Queer seniors housing. After a lifetime of leading the fight for gay rights, many gay seniors fear not only being isolated from the community but worse, being placed in a housing facility where they will have to deal with discrimination or go back into the closet. As well, gay men lack the traditional support network of kids and grandkids and therefore rely more on seniors services. Whether it’s housing dedicated to queer seniors or, at least, housing where queer positivity is the norm, the gay movement must not ignore those who helped bring us this far.

Schools. Bullying is still endemic in our schools and this can give a gay man scars for the rest of his life. The higher levels of mental health issues among gay men often stem from this period in their lives. The gay movement must continue to push for safe school policies, gay-straight alliances, and a curriculum that includes gay people, from history to sex ed.

Sex. A focus for the gay movement should be restarting the push for sexual liberation that got halted by the AIDS epidemic. Gay men have internalized the fear around HIV and place such high burdens on themselves and others to control their sexual activity. Sex is good, sex is fun, sex shouldn’t involve shame. The gay community needs to put an end to slut shaming within the gay community and embody the original spirit of previous generations. Whether its bylaws or laws that prohibit sexual activity in gay bars or the controls around nudity, our bodies and our sexuality should be freely expressed.

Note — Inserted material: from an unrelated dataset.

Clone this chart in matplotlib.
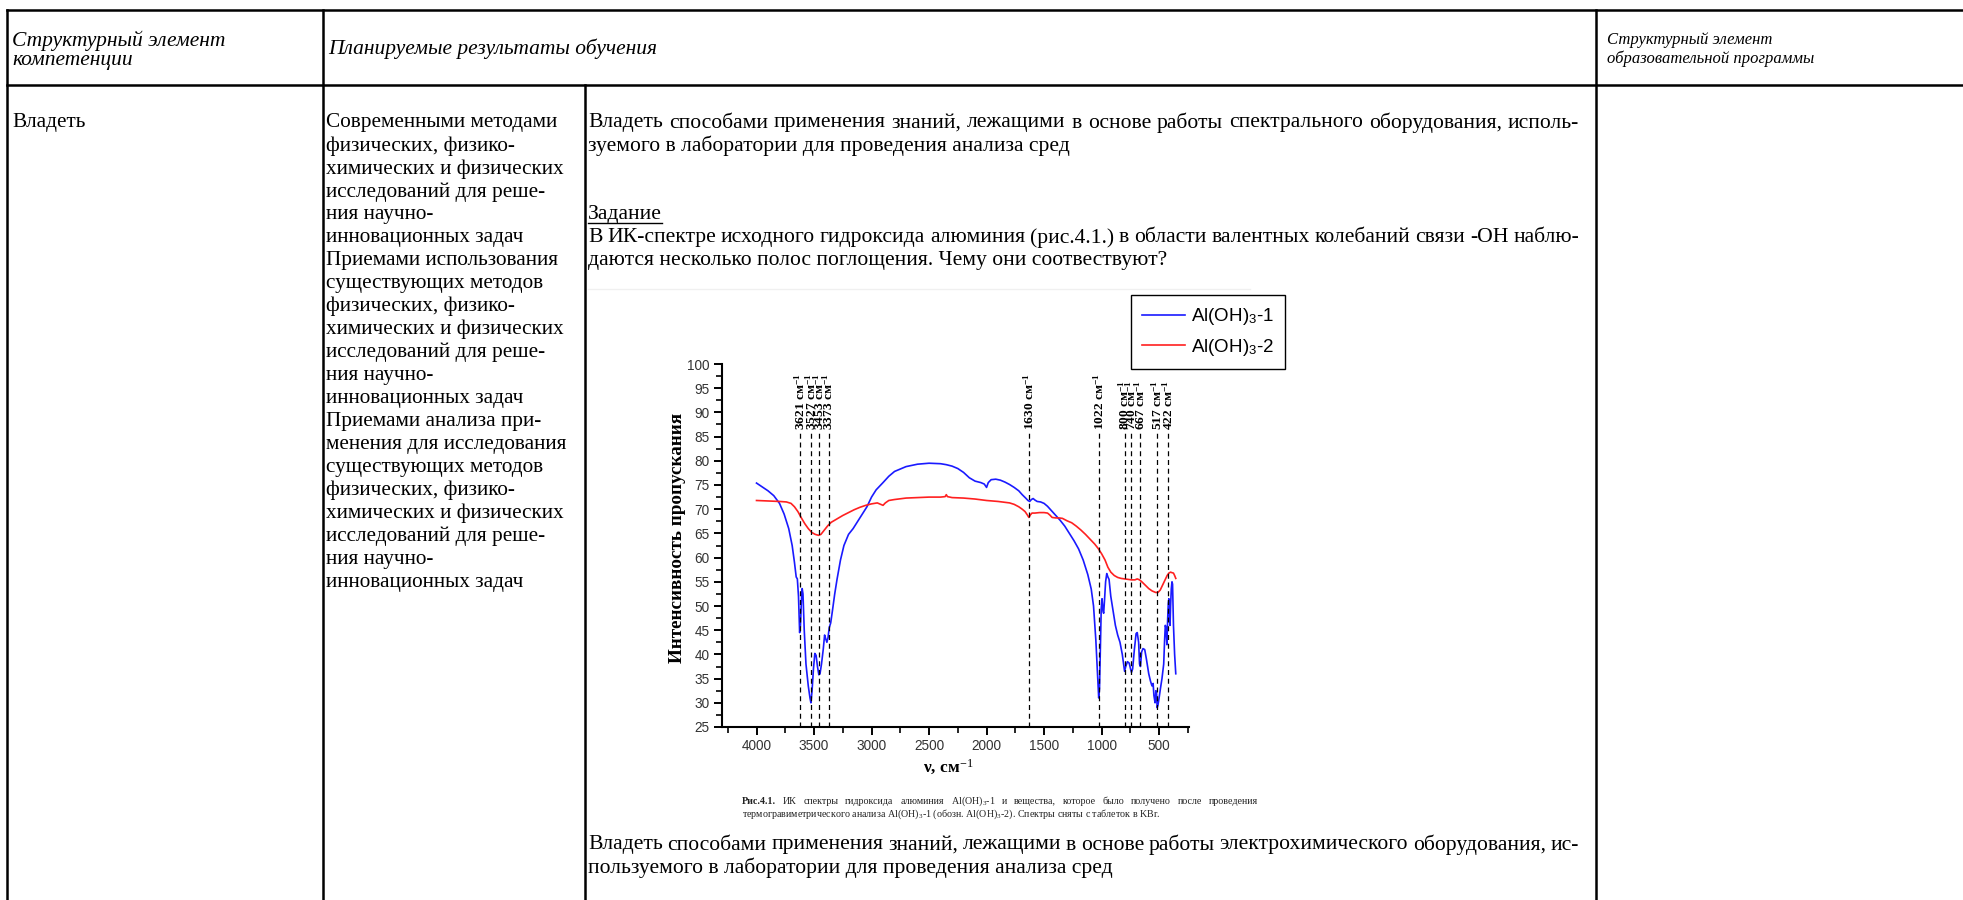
import matplotlib
matplotlib.use("Agg")
import matplotlib.pyplot as plt
from matplotlib.ticker import MultipleLocator

plt.rcParams['mathtext.fontset'] = 'custom'
plt.rcParams['mathtext.rm'] = 'Liberation Serif'
plt.rcParams['mathtext.bf'] = 'Liberation Serif:bold'
plt.rcParams['mathtext.it'] = 'Liberation Serif:italic'
plt.rcParams['mathtext.sf'] = 'Liberation Sans'

# ---- IR spectrum data (wavenumber, transmittance) ----
nu_1 = [4000, 3950, 3900, 3850, 3800, 3760, 3720, 3690, 3670, 3655, 3645, 3635, 3625, 3618,
        3610, 3603, 3596, 3585, 3570, 3550, 3535, 3527, 3517, 3505, 3493, 3482, 3470, 3458,
        3448, 3435, 3420, 3408, 3398, 3388, 3378, 3368, 3355, 3340, 3320, 3300, 3270, 3240,
        3200, 3160, 3120, 3080, 3040, 3000, 2960, 2900, 2850, 2800, 2700, 2600, 2500, 2400,
        2350, 2300, 2250, 2200, 2150, 2100, 2050, 2020, 2000, 1985, 1960, 1920, 1880, 1840,
        1800, 1760, 1720, 1690, 1660, 1640, 1625, 1610, 1595, 1580, 1560, 1530, 1500, 1470,
        1440, 1400, 1360, 1320, 1280, 1240, 1200, 1160, 1120, 1090, 1070, 1050, 1035, 1025,
        1018, 1010, 1003, 996, 988, 982, 975, 965, 955, 945, 935, 920, 900, 880, 860, 840,
        820, 800, 790, 775, 760, 748, 740, 730, 715, 700, 690, 678, 670, 662, 652, 640, 625,
        610, 590, 575, 562, 552, 545, 535, 528, 522, 517, 510, 500, 488, 475, 460, 452, 446,
        440, 432, 426, 420, 415, 410, 405, 400, 394, 388, 383, 375, 365, 355]
tr_1 = [75.4, 74.6, 73.8, 72.8, 71.2, 69.0, 66.0, 62.5, 59.0, 56.0, 55.6, 52.0, 44.5, 46.0,
        51.0, 53.6, 52.5, 45.0, 38.0, 33.5, 31.0, 30.0, 32.5, 37.0, 40.2, 39.8, 37.5, 35.8,
        36.0, 38.0, 41.0, 44.0, 43.2, 42.5, 43.5, 45.5, 46.5, 49.0, 52.5, 55.5, 59.5, 62.5,
        64.8, 66.0, 67.5, 69.0, 70.5, 72.5, 74.0, 75.5, 76.8, 77.8, 78.8, 79.3, 79.5, 79.4,
        79.2, 78.9, 78.4, 77.6, 76.5, 75.8, 75.5, 75.2, 74.5, 75.5, 76.1, 76.2, 76.0, 75.6,
        75.1, 74.5, 73.8, 73.0, 72.3, 71.8, 71.6, 72.0, 72.2, 71.9, 71.6, 71.5, 71.2, 70.6,
        69.8, 68.7, 67.7, 66.5, 65.0, 63.5, 61.8, 59.5, 56.5, 53.5, 50.0, 43.0, 36.0, 31.0,
        33.0, 42.0, 49.5, 51.5, 49.0, 48.5, 51.0, 55.0, 56.7, 56.0, 55.5, 52.0, 49.0, 46.0, 44.0, 42.5,
        40.0, 36.5, 37.5, 38.5, 38.2, 37.0, 36.3, 37.0, 41.0, 44.3, 44.5, 42.5, 38.0, 37.5, 40.5, 41.2, 41.0,
        39.0, 36.0, 34.5, 33.5, 34.0, 31.5, 30.0, 32.5, 32.0, 29.0, 29.5, 31.0, 33.0, 35.0, 38.0, 43.0, 46.0,
        45.5, 42.0, 47.0, 50.5, 51.5, 48.0, 46.0, 50.0, 53.5, 55.0, 54.5, 46.0, 40.0, 36.0]

nu_2 = [4000, 3900, 3800, 3740, 3700, 3670, 3640, 3610, 3580, 3550, 3520, 3490, 3460, 3440,
        3420, 3400, 3380, 3350, 3300, 3250, 3200, 3150, 3100, 3050, 3000, 2950, 2920, 2900,
        2880, 2850, 2800, 2700, 2600, 2500, 2400, 2360, 2350, 2340, 2300, 2200, 2100, 2000,
        1900, 1800, 1760, 1720, 1690, 1665, 1645, 1632, 1620, 1605, 1580, 1540, 1500, 1470,
        1450, 1430, 1400, 1370, 1340, 1300, 1260, 1220, 1180, 1140, 1100, 1060, 1030, 1000,
        970, 945, 920, 890, 860, 830, 800, 770, 740, 710, 690, 670, 650, 620, 590, 560, 530,
        510, 490, 470, 450, 430, 415, 400, 390, 375, 365, 355]
tr_2 = [71.8, 71.7, 71.6, 71.5, 71.2, 70.5, 69.5, 68.2, 67.0, 66.0, 65.2, 64.8, 64.6, 64.8,
        65.4, 66.0, 66.6, 67.3, 68.0, 68.7, 69.3, 69.9, 70.4, 70.8, 71.1, 71.3, 71.0, 70.8,
        71.3, 71.8, 72.0, 72.3, 72.4, 72.5, 72.5, 72.6, 73.0, 72.6, 72.4, 72.3, 72.1, 71.8,
        71.6, 71.3, 71.0, 70.5, 70.0, 69.5, 68.8, 68.3, 68.8, 69.2, 69.2, 69.3, 69.3, 69.2,
        68.8, 68.3, 68.2, 68.2, 68.1, 67.6, 67.2, 66.5, 65.7, 64.8, 63.8, 62.8, 61.9, 60.8,
        59.5, 58.0, 57.0, 56.3, 55.9, 55.7, 55.6, 55.5, 55.4, 55.4, 55.6, 55.4, 55.0, 54.3, 53.6, 53.1, 52.8,
        52.8, 53.3, 54.3, 55.3, 56.3, 56.8, 57.0, 56.9, 56.8, 56.3, 55.7]

peaks = [3621, 3527, 3453, 3373, 1630, 1022, 800, 740, 667, 517, 422]
series_names = ['Al(OH)$_\\mathsf{3}$-1', 'Al(OH)$_\\mathsf{3}$-2']
y_ticks = list(range(25, 101, 5))
x_ticks = [4000, 3500, 3000, 2500, 2000, 1500, 1000, 500]

# ---- table texts ----
head_1 = ['Структурный элемент', 'компетенции']
head_2 = 'Планируемые результаты обучения'
head_3 = ['Структурный элемент', 'образовательной программы']
col1_text = 'Владеть'
col2_lines = ['Современными методами', 'физических, физико-', 'химических и физических',
              'исследований для реше-', 'ния научно-', 'инновационных задач',
              'Приемами использования', 'существующих методов', 'физических, физико-',
              'химических и физических', 'исследований для реше-', 'ния научно-',
              'инновационных задач', 'Приемами анализа при-', 'менения для исследования',
              'существующих методов', 'физических, физико-', 'химических и физических',
              'исследований для реше-', 'ния научно-', 'инновационных задач']
col3_top = ['Владеть способами применения знаний, лежащими в основе работы спектрального оборудования, исполь-',
            'зуемого в лаборатории для проведения анализа сред']
task_title = 'Задание'
task_lines = ['В ИК-спектре исходного гидроксида алюминия (рис.4.1.) в области валентных колебаний связи -ОН наблю-',
              'даются несколько полос поглощения. Чему они соотвествуют?']
col3_bottom = ['Владеть способами применения знаний, лежащими в основе работы электрохимического оборудования, ис-',
               'пользуемого в лаборатории для проведения анализа сред']
caption_1 = 'Рис.4.1. ИК спектры гидроксида алюминия Al(OH)$_\\mathrm{3}$-1 и вещества, которое было получено после проведения'
caption_2 = 'термогравиметрического анализа Al(OH)$_\\mathrm{3}$-1 (обозн. Al(OH)$_\\mathrm{3}$-2). Спектры сняты с таблеток в KBr.'

W, H = 1963, 900
fig = plt.figure(figsize=(W / 100, H / 100), dpi=100)
tb = fig.add_axes([0, 0, 1, 1])
tb.set_xlim(0, W)
tb.set_ylim(H, 0)
tb.axis('off')
r = fig.canvas.get_renderer()

serif = 'Liberation Serif'
sans = 'Liberation Sans'


def justify(s, x0, x1, y, fs, first_bold=False, color='black'):
    words = s.split(' ')
    objs = [tb.text(0, y, w, fontsize=fs, family=serif, va='center', color=color,
                    weight='bold' if (first_bold and k == 0) else 'normal')
            for k, w in enumerate(words)]
    widths = [o.get_window_extent(r).width for o in objs]
    gap = (x1 - x0 - sum(widths)) / (len(words) - 1)
    x = x0
    for o, wd in zip(objs, widths):
        o.set_x(x)
        x += wd + gap


# table grid
lw = 1.8
tb.plot([7, W], [10, 10], color='black', lw=lw)
tb.plot([7, W], [85, 85], color='black', lw=lw)
for x in [7, 323, 1596]:
    tb.plot([x, x], [10, H], color='black', lw=lw)
tb.plot([585, 585], [85, H], color='black', lw=lw)

# headers
for i, s in enumerate(head_1):
    tb.text(12, 41 + i * 19, s, fontsize=15.5, family=serif, style='italic', va='center')
tb.text(328, 49, head_2, fontsize=15.5, family=serif, style='italic', va='center')
for i, s in enumerate(head_3):
    tb.text(1607, 40 + i * 19, s, fontsize=12, family=serif, style='italic', va='center')

# body
line_h = 22.95
y0 = 123
fs2 = 15.3
tb.text(12, y0, col1_text, fontsize=fs2, family=serif, va='center')
for i, s in enumerate(col2_lines):
    tb.text(326, y0 + i * line_h, s, fontsize=fs2, family=serif, va='center')

c3 = 15.6
right3 = 1579
justify(col3_top[0], 588, right3, y0, c3)
tb.text(588, y0 + line_h, col3_top[1], fontsize=c3, family=serif, va='center')
t_task = tb.text(588, y0 + 4 * line_h, task_title, fontsize=c3, family=serif, va='center')
justify(task_lines[0], 588, right3, y0 + 5 * line_h, c3)
tb.text(588, y0 + 6 * line_h, task_lines[1], fontsize=c3, family=serif, va='center')
justify(col3_bottom[0], 588, right3, 845, c3)
tb.text(588, 845 + line_h, col3_bottom[1], fontsize=c3, family=serif, va='center')

# underline for the task title
bb = t_task.get_window_extent(r)
inv = tb.transData.inverted()
(ux0, uy), (ux1, _) = inv.transform([(bb.x0, bb.y0), (bb.x1, bb.y0)])
tb.plot([ux0, ux1], [uy - 1, uy - 1], color='black', lw=1)

# faint edge of the pasted figure
tb.plot([588, 1250], [289, 289], color='#f0f0f0', lw=1)

# ---- spectrum plot ----
ax = fig.add_axes([722 / W, 1 - 727 / H, 467 / W, 363 / H])
ax.plot(nu_1, tr_1, color='#1a1aff', lw=1.2, label=series_names[0])
ax.plot(nu_2, tr_2, color='#ff2020', lw=1.2, label=series_names[1])
ax.set_xlim(4300, 240)
ax.set_ylim(25, 100)
ax.set_xticks(x_ticks)
ax.set_yticks(y_ticks)
ax.xaxis.set_minor_locator(MultipleLocator(250))
ax.yaxis.set_minor_locator(MultipleLocator(2.5))
for sp in ['top', 'right']:
    ax.spines[sp].set_visible(False)
for sp in ['left', 'bottom']:
    ax.spines[sp].set_linewidth(1.5)
ax.tick_params(which='major', direction='out', length=6, width=1.4, labelsize=9.8, pad=3)
ax.tick_params(which='minor', direction='out', length=4, width=1.2)
for lab in ax.get_xticklabels() + ax.get_yticklabels():
    lab.set_family(sans)
    lab.set_color('#333333')
ax.patch.set_alpha(0)

for p in peaks:
    ax.plot([p, p], [25, 86.0], color='black', lw=0.9, ls=(0, (4, 3)))
    ax.text(p, 86.3, f'{p} см$^{{\\mathbf{{-1}}}}$', rotation=90, ha='center', va='bottom',
            fontsize=9.6, family=serif, weight='bold')

ax.text(-0.096, 0.52, 'Интенсивность пропускания', transform=ax.transAxes, rotation=90,
        ha='center', va='center', fontsize=13.8, family=serif, weight='bold')
ax.text(0.485, -0.11, 'ν, см$^{-1}$', transform=ax.transAxes, ha='center', va='center',
        fontsize=12.5, family=serif, weight='bold')

fig.legend(loc='upper left', bbox_to_anchor=(1131 / W, 1 - 295 / H), bbox_transform=fig.transFigure,
           fancybox=False, edgecolor='black', framealpha=1, prop={'family': sans, 'size': 13.5},
           handlelength=2.3, borderaxespad=0, borderpad=0.6, labelspacing=0.5, handletextpad=0.3)

# caption (first line justified)
justify(caption_1, 742, 1258, 801, 7.2, first_bold=True, color='#222222')
tb.text(742, 814, caption_2, fontsize=7.2, family=serif, va='center', color='#222222')

fig.savefig('out.png', dpi=100)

Alternative relationships. It’s great that gay marriages are recognized. However most gay men are not married. Gay men have formed different types of relationships and non-blood families over decades and continue to do so. The only relationship that’s been recognized is the one that most closely mimics straight ones. Our best friend and lover isn’t invited to a cousin’s wedding because that relationship isn’t seen as equal to a marriage. Or the invite is only for “plus one” and doesn’t reflect the fact that a gay man may live in a pack with a group of men. Basically, when it comes to recognition by law and society, only one small proportion of gay men get to be included. Now it is probably too far for the gay movement to push for polygamy. However, the ability to draw up contracts between multiple partners and the need for at least partial acceptance from society for alternative relationships needs to be on the agenda.

Mental Health. Depression, anxiety, suicide, alcohol and substance use, and eating disorders. These are all mental health issues that disproportionately affect gay men. Gay men’s health organizations need to provide affordable counseling for gay men, something that is financially out of reach for many if not most gay men. Campaigns to reduce stigma and encourage discussion of mental health are also needed. And mental health resources need to be available more broadly in society as not all gay men have access to a queer health organization.

Refugees. Circumstances have changed dramatically in some parts of the world. We are used to thinking of gay rights as progress, something societies are moving towards. It’s a way that we are taught to think but it’s a faulty assumption. In large parts of the world, from Africa, to the Middle East, to Russia, the lives of gay men are deteriorating at a rapid pace. Gay men in North America need to do what they can to improve the situation of our brethren overseas. Trying to intervene in those societies directly can produce a backlash and be counterproductive. But gay men can do what they can to both push the government to bring in more gay refugees, ensure asylum processes are fair, and even go as far as directly sponsoring a refugee.

With our brothers, together we will stand.